Fra i 130 e i 150, tutti locali.

Che qualità cerca in loro?
Lo scopri mangiandoci insieme un po' di sale. Devono aver voglia di studiare, di imparare la filiera agroalimentare: terra, trasformazione, cucina, piatto.

Lei ha proposto 1.500 euro netti mensili di stipendio per tutti.
Funziona meglio del reddito di cittadinanza, che aiuta i poverissimi ma non fa venire la voglia di lavorare. Eataly dà paghe più alte della media e versa anche la quindicesima. Ma lo Stato dovrebbe tagliare le tasse a chi assume.

Che cosa pensa di Giorgia Meloni?
Non penso. Lo farò dopo che avrà governato. Odio i pregiudizi nei miei confronti, quindi non ne nutro verso gli altri. Non ho più voglia di giudicare nessuno. Preferisco aiutare.

Entrerebbe come ministro nel governo di centrodestra? No, in nessun governo. Non sono nemmeno sicuro che sarei capace di farlo, il ministro. Matteo Renzi mi offrì il dicastero dell'Agricoltura. Rifiutai. Mi sentivo inadatto.

A un certo punto lei, un progressista, dichiarò di rimpiangere Silvio Berlusconi. 
Non ho mai avuto antipatia per lui. Trovo che la sinistra si sia scatenata contro Berlusconi in maniera esagerata.

Discute ancora di religione con don Umberto Ciullo, parroco di Roveleto di Cadeo, in provincia di Piacenza? 
Sempre, anche l'altro giorno. È il mio direttore spirituale, insieme con il veneto don Luigi Ciotti. Mi ha fatto innamorare di Luca, il più figo dei quattro evangelisti, quello di sinistra, l'unico che racconta le parabole del figliol prodigo e del buon samaritano e il dialogo fra Gesù e i due ladroni crocifissi con lui. Don Umberto si arrabbia quando gli dico che abbiamo bisogno di meno Chiesa e di più Cristo. Sono un fanatico del Nazareno, lo trovo di un'attualità tremenda.

Però passa per ateo.
Nel 1969 andai dal parroco del duomo di Alba, don Valentino Cattaneo. Avevo 15 anni e la testa piena di Mao e di Psiup. Gli dissi: non so mica se Dio esiste. Lui mi rispose: «Esiste, esiste. Nel frattempo, tu che non ci credi più continua a comportarti bene».

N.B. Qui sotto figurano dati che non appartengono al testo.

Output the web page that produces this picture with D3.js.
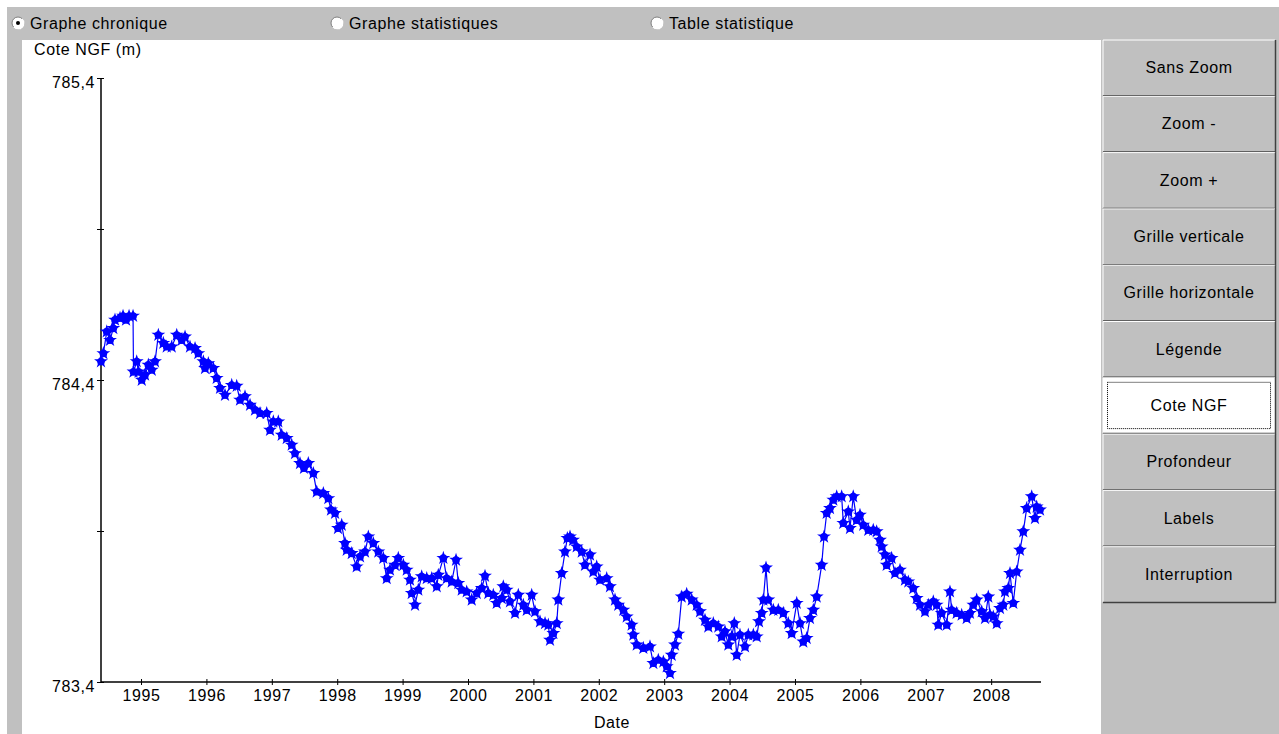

È proprio certo che non rivedrà le persone care che ha perso? Ma figurarsi! Non sono certo di nulla. Il problema dell'umanità è che gli stupidi sono strasicuri, mentre gli intelligenti sono pieni di dubbi, sosteneva Bertrand Russell. Quel forse che segue È nata prima la gallina nel titolo del mio ultimo libro dice tutto. Lì trova due racconti, uno sulla mia nascita e uno sulla mia morte. Due misteri. Non sappiamo perché nasciamo, non sappiamo quando moriremo.